• **REQUEST**: Reproduce, character for character, the lines below from the first through the one with "(expl) at (106,12)". Leave pictures out.

+ + + +

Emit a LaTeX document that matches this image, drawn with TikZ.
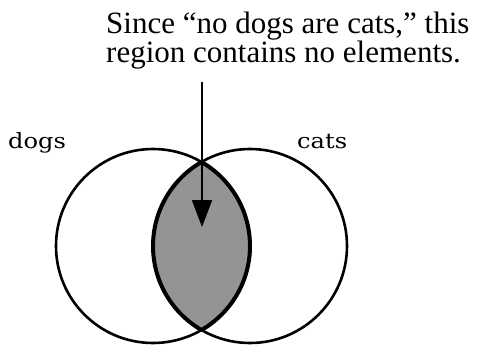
\documentclass[tikz,border=0pt]{standalone}
\usepackage{fontspec}
\setmainfont{Liberation Serif}
\newfontfamily\labelfont[FakeStretch=1.15]{DejaVu Serif}
\usepackage{tikz}
\usetikzlibrary{arrows.meta}

\begin{document}
\begin{tikzpicture}[
  x=1pt, y=-1pt,
  set/.style={circle, draw, line width=2.6pt, minimum size=194pt,
              inner sep=0pt},
  lens/.style={fill=black!42},
  setlabel/.style={font=\labelfont\fontsize{21}{21}\selectfont,
                   anchor=base west, inner sep=0pt},
  note/.style={font=\fontsize{31}{26}\selectfont, align=left,
               anchor=north west, inner sep=0pt},
  arr/.style={-{Triangle[length=27pt,width=20pt]}, line width=2pt},
]
\useasboundingbox (0,0) rectangle (484,345);

% shaded overlap (no dogs are cats)
\begin{scope}
  \clip (153,246) circle[radius=97pt];
  \fill[lens] (250,246) circle[radius=97pt];
  \draw[line width=4pt] (250,246) circle[radius=97pt];
\end{scope}
\begin{scope}
  \clip (250,246) circle[radius=97pt];
  \draw[line width=4pt] (153,246) circle[radius=97pt];
\end{scope}

% the two sets
\node[set] (dogs) at (153,246) {};
\node[set] (cats) at (250,246) {};

% labels
\node[setlabel] (dogslbl) at (8,148) {dogs};
\node[setlabel] (catslbl) at (297,148) {cats};

% explanation
\node[note] (expl) at (106,12) {Since “no dogs are cats,” this\\region contains no elements.};

% arrow into the overlap
\coordinate (start) at (202,82);
\coordinate (tip) at (202,227);
\draw[arr] (start) -- (tip);

\end{tikzpicture}
\end{document}
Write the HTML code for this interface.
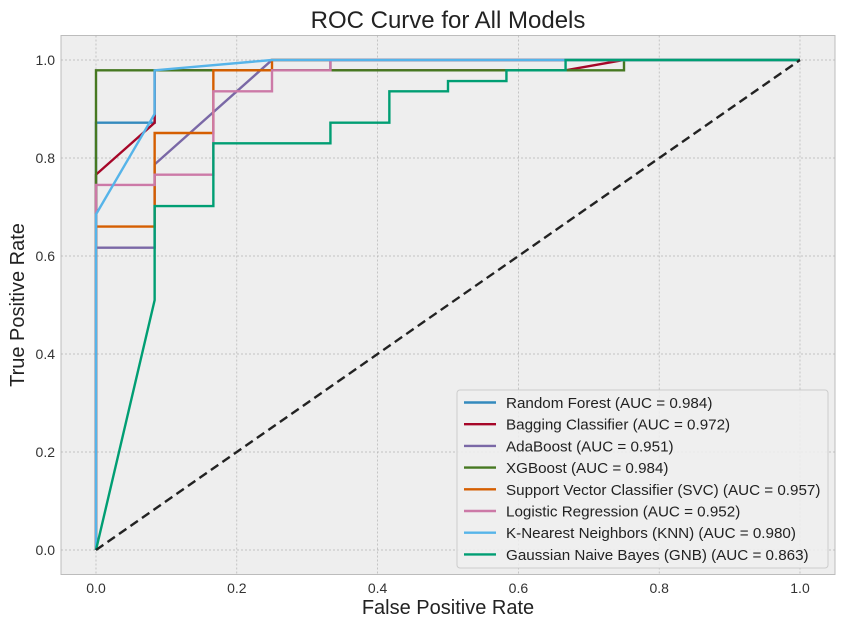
<!DOCTYPE html>
<html><head><meta charset="utf-8"><style>
body{margin:0;background:#fff;font-family:"Liberation Sans",Arial,sans-serif;}
svg text{font-family:"Liberation Sans",Arial,sans-serif;}
</style></head><body>
<svg id="chart" width="845" height="628" viewBox="0 0 845 628">
<rect x="0" y="0" width="845" height="628" fill="#fff"/>
<text x="448" y="28" font-size="24" text-anchor="middle" fill="#222">ROC Curve for All Models</text>
<rect x="61" y="35.5" width="774" height="539" fill="#EEEEEE" stroke="#BCBCBC" stroke-width="1"/>
<g id="grid"></g>
<g id="ticks"></g>
<g id="series"></g>
<text x="448" y="614" font-size="20" text-anchor="middle" fill="#222">False Positive Rate</text>
<text x="24" y="305" font-size="20" text-anchor="middle" fill="#222" transform="rotate(-90 24 305)">True Positive Rate</text>
<g id="legend"></g>
</svg>
<script>
const xTicks=[0,0.2,0.4,0.6,0.8,1.0];
const yTicks=[0,0.2,0.4,0.6,0.8,1.0];
const tickLabels=["0.0","0.2","0.4","0.6","0.8","1.0"];
const seriesNames=["Random Forest (AUC = 0.984)","Bagging Classifier (AUC = 0.972)","AdaBoost (AUC = 0.951)","XGBoost (AUC = 0.984)","Support Vector Classifier (SVC) (AUC = 0.957)","Logistic Regression (AUC = 0.952)","K-Nearest Neighbors (KNN) (AUC = 0.980)","Gaussian Naive Bayes (GNB) (AUC = 0.863)"];
const seriesColors=["#348ABD","#A60628","#7A68A6","#467821","#D55E00","#CC79A7","#56B4E9","#009E73"];
const rfFpr=[0,0,0.0833,0.0833,0.333,0.333,1];
const rfTpr=[0,0.872,0.872,0.979,0.979,1,1];
const bagFpr=[0,0,0.0833,0.0833,0.667,0.75,1];
const bagTpr=[0,0.766,0.872,0.979,0.979,1,1];
const adaFpr=[0,0,0.0833,0.0833,0.25,1];
const adaTpr=[0,0.617,0.617,0.787,1,1];
const xgbFpr=[0,0,0.75,0.75,1];
const xgbTpr=[0,0.979,0.979,1,1];
const svcFpr=[0,0,0.0833,0.0833,0.1667,0.1667,0.25,0.25,1];
const svcTpr=[0,0.66,0.66,0.851,0.851,0.979,0.979,1,1];
const lrFpr=[0,0,0.0833,0.0833,0.1667,0.1667,0.25,0.25,0.333,0.333,1];
const lrTpr=[0,0.745,0.745,0.766,0.766,0.936,0.936,0.979,0.979,1,1];
const knnFpr=[0,0,0.0833,0.0833,0.25,1];
const knnTpr=[0,0.685,0.89,0.979,1,1];
const gnbFpr=[0,0.0833,0.0833,0.1667,0.1667,0.333,0.333,0.4167,0.4167,0.5,0.5,0.583,0.583,0.667,0.667,1];
const gnbTpr=[0,0.51,0.702,0.702,0.83,0.83,0.872,0.872,0.936,0.936,0.957,0.957,0.979,0.979,1,1];
const allFpr=[rfFpr,bagFpr,adaFpr,xgbFpr,svcFpr,lrFpr,knnFpr,gnbFpr];
const allTpr=[rfTpr,bagTpr,adaTpr,xgbTpr,svcTpr,lrTpr,knnTpr,gnbTpr];
const NS="http://www.w3.org/2000/svg";
const X=v=>96+v*704, Y=v=>550-v*490;
function mk(tag,attrs,parent){const e=document.createElementNS(NS,tag);for(const k in attrs)e.setAttribute(k,attrs[k]);parent.appendChild(e);return e;}
const grid=document.getElementById('grid'),ticks=document.getElementById('ticks');
xTicks.forEach((t,i)=>{
 const l=mk('line',{x1:X(t),x2:X(t),y1:35.5,y2:574.5,stroke:'#B2B2B2','stroke-width':0.7,'stroke-dasharray':'2,2'},grid);
 
 
 const tx=mk('text',{x:X(t),y:593,'font-size':14,'text-anchor':'middle',fill:'#333'},ticks);
 tx.textContent=tickLabels[i];
 
 
});
yTicks.forEach((t,i)=>{
 const l=mk('line',{x1:61,x2:835,y1:Y(t),y2:Y(t),stroke:'#B2B2B2','stroke-width':0.7,'stroke-dasharray':'2,2'},grid);
 
 
 const tx=mk('text',{x:55,y:Y(t)+5,'font-size':14,'text-anchor':'end',fill:'#333'},ticks);
 tx.textContent=tickLabels[i];
 
 
});
const series=document.getElementById('series');
allFpr.forEach((f,i)=>{
 const pts=f.map((v,j)=>X(v)+','+Y(allTpr[i][j])).join(' ');
 const p=mk('polyline',{points:pts,fill:'none',stroke:seriesColors[i],'stroke-width':2.4,'stroke-linejoin':'miter'},series);
 
 
});
const diag=mk('line',{x1:X(0),y1:Y(0),x2:X(1),y2:Y(1),stroke:'#222','stroke-width':2.4,'stroke-dasharray':'9,5'},series);


const lg=document.getElementById('legend');
const box=mk('rect',{x:457,y:390,width:371,height:178,rx:3,fill:'#EEEEEE','fill-opacity':0.85,stroke:'#CCCCCC','stroke-width':1},lg);


seriesNames.forEach((n,i)=>{
 const y=402.5+i*21.7;
 const l=mk('line',{x1:464,x2:496,y1:y,y2:y,stroke:seriesColors[i],'stroke-width':2.4},lg);
 
 
 const t=mk('text',{x:506,y:y+5.5,'font-size':15.2,fill:'#222'},lg);
 t.textContent=n;
 
 
});
</script>
</body></html>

+ + + +

• **TASK RESULT**:
Emit a LaTeX document that matches this image, drawn with TikZ.
\documentclass[tikz,border=0pt]{standalone}
\usepackage{fontspec}
\setmainfont{Liberation Serif}
\newfontfamily\labelfont[FakeStretch=1.15]{DejaVu Serif}
\usepackage{tikz}
\usetikzlibrary{arrows.meta}

\begin{document}
\begin{tikzpicture}[
  x=1pt, y=-1pt,
  set/.style={circle, draw, line width=2.6pt, minimum size=194pt,
              inner sep=0pt},
  lens/.style={fill=black!42},
  setlabel/.style={font=\labelfont\fontsize{21}{21}\selectfont,
                   anchor=base west, inner sep=0pt},
  note/.style={font=\fontsize{31}{26}\selectfont, align=left,
               anchor=north west, inner sep=0pt},
  arr/.style={-{Triangle[length=27pt,width=20pt]}, line width=2pt},
]
\useasboundingbox (0,0) rectangle (484,345);

% shaded overlap (no dogs are cats)
\begin{scope}
  \clip (153,246) circle[radius=97pt];
  \fill[lens] (250,246) circle[radius=97pt];
  \draw[line width=4pt] (250,246) circle[radius=97pt];
\end{scope}
\begin{scope}
  \clip (250,246) circle[radius=97pt];
  \draw[line width=4pt] (153,246) circle[radius=97pt];
\end{scope}

% the two sets
\node[set] (dogs) at (153,246) {};
\node[set] (cats) at (250,246) {};

% labels
\node[setlabel] (dogslbl) at (8,148) {dogs};
\node[setlabel] (catslbl) at (297,148) {cats};

% explanation
\node[note] (expl) at (106,12) {Since “no dogs are cats,” this\\region contains no elements.};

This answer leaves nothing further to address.